With all the talk about the Fed possibly raising interest rates in 2010, it’s important to remember that overall Fed policy will remain expansionary for several more years at least. In fact, banks who borrow at the overnight rate are actually getting paid to borrow, a situation that is likely to persist for an “extended period” (to borrow the Fed’s phrase).

This can be seen by looking at the real (inflation adjusted) cost of funds. Remember that a real rate of return is equal to the nominal rate minus inflation. So, if a bank can borrow at a nominal rate that is below the rate of inflation (which is what’s happening now), in real terms there is a negative rate of interest.
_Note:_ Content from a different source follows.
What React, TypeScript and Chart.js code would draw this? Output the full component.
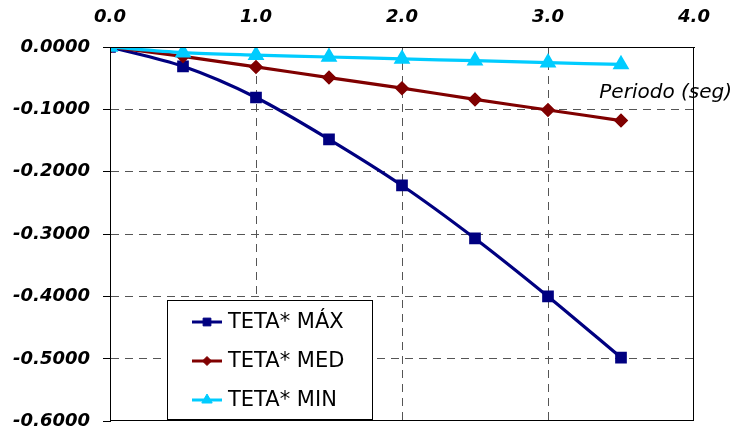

Right now, banks can borrow at 0.25% and according to latest y/y CPI report, inflation to November was 1.8%. That means there is a -1.55% real rate of interest and that’s why banks are getting paid to borrow-in essence, they’re paying back those loans with dollars that have depreciated.

Now, with the Fed set to keep rates extraordinarily low for an extended period, even if rates work their way up to the rate of inflation (currently higher by 155 basis points), the real cost of borrowing would still only rise to zero.

Actually, the Fed could raise rates and still see the cost of borrowing become even lower for the banks. For example, let’s say the Fed adds 25 basis points to the overnight rate but that inflation increases by 30. In essence, even though nominal rates have gone up, the real cost of borrowing would of actually decreased by 5 basis points!

One member of my trade room brought up an interesting point: if banks are actually being paid to borrow, what incentive do they have to lend? The answer is very little, if any, which is why we’ve seen equity markets bounce 65% higher this year. Banks can just leverage up as they’re getting paid to use the Fed’s money to book some incredible returns in the equity markets.

Of course, this is the way the system is designed to work after the banks have taken huge hits to their balance sheets. One has to be able to walk before they can run which, the case of the banks, means they need to recapitalize in order once again be in a position to supply credit to the economy.

As far as the dollar rally we’ve seen over the past couple of weeks is concerned, the question now of course is whether the new trend can persist. What’s happening is that the market is pricing in the Fed’s next move far in advance of policy makers even giving the slightest hint they’re getting ready to move. While it’s true that the emergency facilities are being shut down, this is something that’s been in the works for months now. This week’s statement was also careful to point out that the Fed “is prepared to modify these plans if necessary to support financial stability and economic growth.”

Part of what’s also happening is that banks need to square their books for year-end accounting, a situation which demands they obtain dollars. It’s common to see the dollar rise this time of year so it won’t be until about mid January that we’ll know if indeed there is a new trend. Still, there’s plenty of room for the dollar to run and trying to catch a falling knife (or knives) can be very perilous to one’s account balance.